__Challenge__:
Give an exact transcription of every line, dropping the images.

__Data excerpt__:
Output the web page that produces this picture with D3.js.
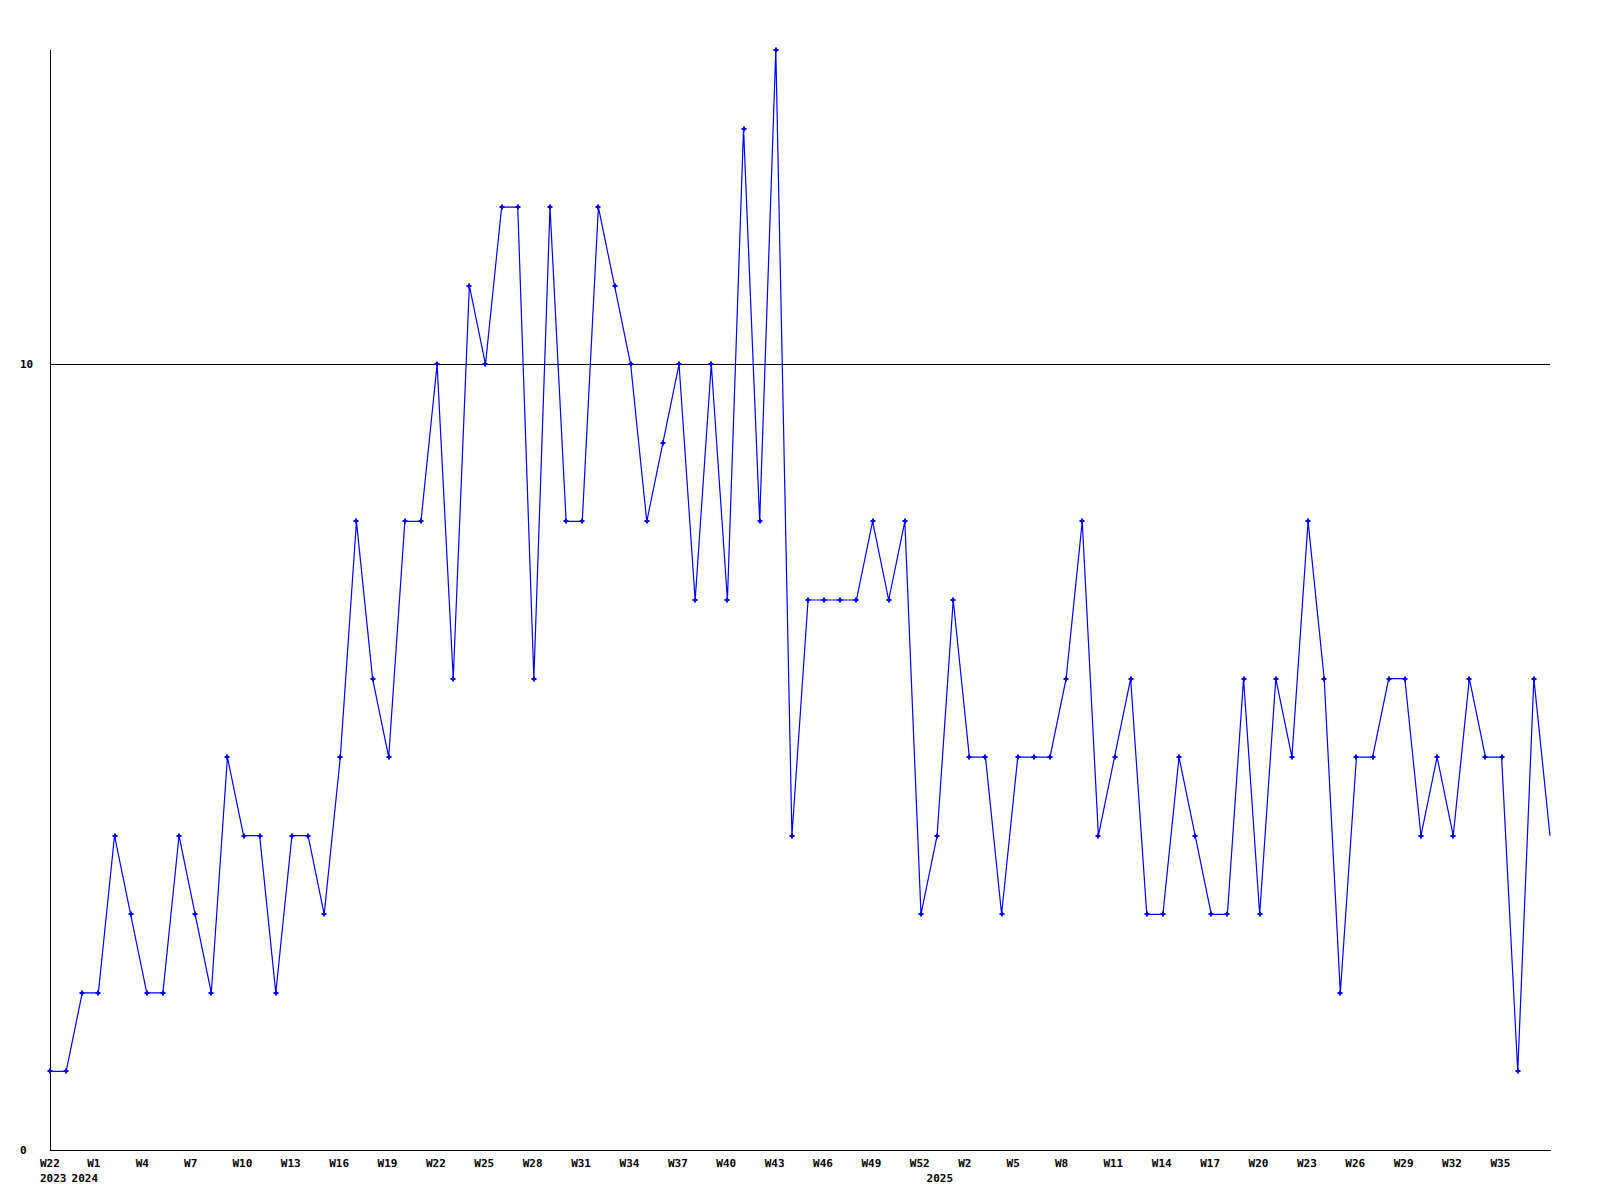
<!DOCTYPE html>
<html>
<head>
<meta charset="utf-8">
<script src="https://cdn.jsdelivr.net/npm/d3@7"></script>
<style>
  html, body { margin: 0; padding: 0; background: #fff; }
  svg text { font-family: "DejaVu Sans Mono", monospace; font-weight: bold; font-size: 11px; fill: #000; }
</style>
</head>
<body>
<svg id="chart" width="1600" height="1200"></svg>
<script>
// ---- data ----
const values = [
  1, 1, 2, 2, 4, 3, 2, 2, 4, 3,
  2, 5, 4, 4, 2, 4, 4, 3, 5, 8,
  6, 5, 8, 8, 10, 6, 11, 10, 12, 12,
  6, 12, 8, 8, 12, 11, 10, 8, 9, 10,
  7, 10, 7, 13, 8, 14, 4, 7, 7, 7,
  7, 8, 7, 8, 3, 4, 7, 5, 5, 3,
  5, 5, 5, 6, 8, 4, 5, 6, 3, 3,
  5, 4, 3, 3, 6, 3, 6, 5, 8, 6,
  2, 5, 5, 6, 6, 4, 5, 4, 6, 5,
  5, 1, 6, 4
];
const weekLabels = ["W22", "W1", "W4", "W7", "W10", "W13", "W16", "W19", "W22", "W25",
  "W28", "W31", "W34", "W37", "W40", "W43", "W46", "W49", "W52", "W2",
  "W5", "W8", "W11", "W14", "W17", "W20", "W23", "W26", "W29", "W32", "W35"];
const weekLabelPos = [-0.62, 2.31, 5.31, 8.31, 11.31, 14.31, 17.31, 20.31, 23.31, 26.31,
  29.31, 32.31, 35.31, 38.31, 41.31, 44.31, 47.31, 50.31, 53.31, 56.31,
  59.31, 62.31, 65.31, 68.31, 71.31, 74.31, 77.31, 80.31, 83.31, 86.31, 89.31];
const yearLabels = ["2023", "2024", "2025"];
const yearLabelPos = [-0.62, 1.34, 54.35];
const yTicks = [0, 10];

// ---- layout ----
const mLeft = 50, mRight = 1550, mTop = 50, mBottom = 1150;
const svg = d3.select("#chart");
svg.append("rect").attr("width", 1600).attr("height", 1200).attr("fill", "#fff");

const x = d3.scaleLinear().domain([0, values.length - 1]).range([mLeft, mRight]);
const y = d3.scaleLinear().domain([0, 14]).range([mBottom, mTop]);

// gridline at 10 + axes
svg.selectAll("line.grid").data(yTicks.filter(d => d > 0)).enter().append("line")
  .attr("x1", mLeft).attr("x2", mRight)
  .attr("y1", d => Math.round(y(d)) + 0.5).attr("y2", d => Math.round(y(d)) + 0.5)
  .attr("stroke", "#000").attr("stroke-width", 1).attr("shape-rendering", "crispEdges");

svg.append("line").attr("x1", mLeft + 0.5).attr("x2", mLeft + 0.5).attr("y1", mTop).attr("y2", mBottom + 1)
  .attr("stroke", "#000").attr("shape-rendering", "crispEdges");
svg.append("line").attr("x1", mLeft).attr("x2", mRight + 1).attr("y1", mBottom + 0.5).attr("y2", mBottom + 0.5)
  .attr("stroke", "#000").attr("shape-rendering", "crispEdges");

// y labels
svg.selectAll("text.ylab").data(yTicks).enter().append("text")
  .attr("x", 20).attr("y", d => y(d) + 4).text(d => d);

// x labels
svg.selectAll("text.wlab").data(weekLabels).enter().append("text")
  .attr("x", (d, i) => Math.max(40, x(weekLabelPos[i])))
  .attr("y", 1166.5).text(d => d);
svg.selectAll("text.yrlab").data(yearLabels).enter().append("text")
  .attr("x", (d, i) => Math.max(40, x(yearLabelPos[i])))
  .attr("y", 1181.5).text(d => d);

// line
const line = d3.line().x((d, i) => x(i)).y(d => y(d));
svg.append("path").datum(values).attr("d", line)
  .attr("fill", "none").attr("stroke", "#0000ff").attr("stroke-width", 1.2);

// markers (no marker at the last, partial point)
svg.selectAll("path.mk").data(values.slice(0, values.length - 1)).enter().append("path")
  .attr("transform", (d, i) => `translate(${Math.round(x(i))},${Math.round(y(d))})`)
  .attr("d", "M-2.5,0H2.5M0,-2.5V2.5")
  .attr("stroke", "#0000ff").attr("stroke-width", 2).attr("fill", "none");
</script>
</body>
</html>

__The response__:
Output the web page that produces this picture with D3.js.
<!DOCTYPE html>
<html>
<head>
<meta charset="utf-8">
<script src="https://cdn.jsdelivr.net/npm/d3@7"></script>
<style>
  html, body { margin: 0; padding: 0; background: #fff; }
  svg text { font-family: "DejaVu Sans Mono", monospace; font-weight: bold; font-size: 11px; fill: #000; }
</style>
</head>
<body>
<svg id="chart" width="1600" height="1200"></svg>
<script>
// ---- data ----
const values = [
  1, 1, 2, 2, 4, 3, 2, 2, 4, 3,
  2, 5, 4, 4, 2, 4, 4, 3, 5, 8,
  6, 5, 8, 8, 10, 6, 11, 10, 12, 12,
  6, 12, 8, 8, 12, 11, 10, 8, 9, 10,
  7, 10, 7, 13, 8, 14, 4, 7, 7, 7,
  7, 8, 7, 8, 3, 4, 7, 5, 5, 3,
  5, 5, 5, 6, 8, 4, 5, 6, 3, 3,
  5, 4, 3, 3, 6, 3, 6, 5, 8, 6,
  2, 5, 5, 6, 6, 4, 5, 4, 6, 5,
  5, 1, 6, 4
];
const weekLabels = ["W22", "W1", "W4", "W7", "W10", "W13", "W16", "W19", "W22", "W25",
  "W28", "W31", "W34", "W37", "W40", "W43", "W46", "W49", "W52", "W2",
  "W5", "W8", "W11", "W14", "W17", "W20", "W23", "W26", "W29", "W32", "W35"];
const weekLabelPos = [-0.62, 2.31, 5.31, 8.31, 11.31, 14.31, 17.31, 20.31, 23.31, 26.31,
  29.31, 32.31, 35.31, 38.31, 41.31, 44.31, 47.31, 50.31, 53.31, 56.31,
  59.31, 62.31, 65.31, 68.31, 71.31, 74.31, 77.31, 80.31, 83.31, 86.31, 89.31];
const yearLabels = ["2023", "2024", "2025"];
const yearLabelPos = [-0.62, 1.34, 54.35];
const yTicks = [0, 10];

// ---- layout ----
const mLeft = 50, mRight = 1550, mTop = 50, mBottom = 1150;
const svg = d3.select("#chart");
svg.append("rect").attr("width", 1600).attr("height", 1200).attr("fill", "#fff");

const x = d3.scaleLinear().domain([0, values.length - 1]).range([mLeft, mRight]);
const y = d3.scaleLinear().domain([0, 14]).range([mBottom, mTop]);

// gridline at 10 + axes
svg.selectAll("line.grid").data(yTicks.filter(d => d > 0)).enter().append("line")
  .attr("x1", mLeft).attr("x2", mRight)
  .attr("y1", d => Math.round(y(d)) + 0.5).attr("y2", d => Math.round(y(d)) + 0.5)
  .attr("stroke", "#000").attr("stroke-width", 1).attr("shape-rendering", "crispEdges");

svg.append("line").attr("x1", mLeft + 0.5).attr("x2", mLeft + 0.5).attr("y1", mTop).attr("y2", mBottom + 1)
  .attr("stroke", "#000").attr("shape-rendering", "crispEdges");
svg.append("line").attr("x1", mLeft).attr("x2", mRight + 1).attr("y1", mBottom + 0.5).attr("y2", mBottom + 0.5)
  .attr("stroke", "#000").attr("shape-rendering", "crispEdges");

// y labels
svg.selectAll("text.ylab").data(yTicks).enter().append("text")
  .attr("x", 20).attr("y", d => y(d) + 4).text(d => d);

// x labels
svg.selectAll("text.wlab").data(weekLabels).enter().append("text")
  .attr("x", (d, i) => Math.max(40, x(weekLabelPos[i])))
  .attr("y", 1166.5).text(d => d);
svg.selectAll("text.yrlab").data(yearLabels).enter().append("text")
  .attr("x", (d, i) => Math.max(40, x(yearLabelPos[i])))
  .attr("y", 1181.5).text(d => d);

// line
const line = d3.line().x((d, i) => x(i)).y(d => y(d));
svg.append("path").datum(values).attr("d", line)
  .attr("fill", "none").attr("stroke", "#0000ff").attr("stroke-width", 1.2);

// markers (no marker at the last, partial point)
svg.selectAll("path.mk").data(values.slice(0, values.length - 1)).enter().append("path")
  .attr("transform", (d, i) => `translate(${Math.round(x(i))},${Math.round(y(d))})`)
  .attr("d", "M-2.5,0H2.5M0,-2.5V2.5")
  .attr("stroke", "#0000ff").attr("stroke-width", 2).attr("fill", "none");
</script>
</body>
</html>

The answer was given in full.